Our principle focus is to see whether and if so how public
policy needs to change in order help to ensure that Canadian media remains
healthy and diverse and independent, says Quebec Liberal Senator Joan
Fraser, chair of the Senate's Transport and Communications Committee's
media study. In its own right, that's a pretty big challenge even though
all we're looking at is public policy.
Launched in late April, the 12-member committee hopes to wrap up in spring
2004. But the media's radical metamorphosis in the last 30 years which
includes globalization, technological change (i.e. the internet and
all-news cable channels), concentration of ownership, convergence and the
media's ever-changing role, rights and responsibilities -- all fall within
the study area.
It is a gargantuan set of issues and possibly the most ambitious Senate
media study ever attempted, partially because the mandate covers
communication in all forms -- "radio, telephone, telegraph, wire, cable,
microwave, wireless, television, satellite, broadcasting, post or any other
means, method or form."
It also covers two prominent and hotly-debated policy voids -- cross
ownership or convergence and the internet.
If you want to have a free press, Sen. Fraser says, Then that
free press has to be able to support itself.
. . .
Using the internet as an excuse for inaction, is problematic, Mr.
[Russell] Mills [former publisher of the Ottawa Citizen] said, since there
is no evidence that people spend significantly more time on-line just
because the internet's richness is available. Aside from exceptional
circumstances like the invasion of Iraq, a typical educated Canadian
will spend about half an hour to three quarters of an hour a day with the
news, he said.
John Urquhart, executive director of the Council of Canadians, contests the
notion that media markets -- and producers -- exist independently.
The market exists really -- and always has existed -- through public
policy, through political policy, Mr.
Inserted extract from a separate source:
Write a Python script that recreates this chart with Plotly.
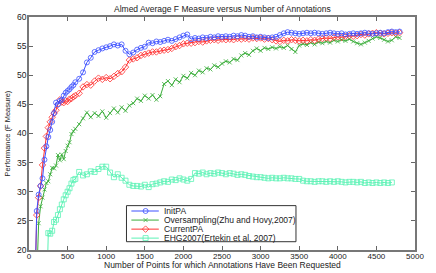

Urquhart says. We would not
have a CBC today, if it were not for political policy. We would have just a
chain of private stations and probably all of them American owned.
The whole purpose of the media is frankly, in a real sense, to be
liberal. In order for it to have any kind of credibility in a democracy, it
has to represent other voices at some level. And so the question then is,
are you doing an adequate job of it?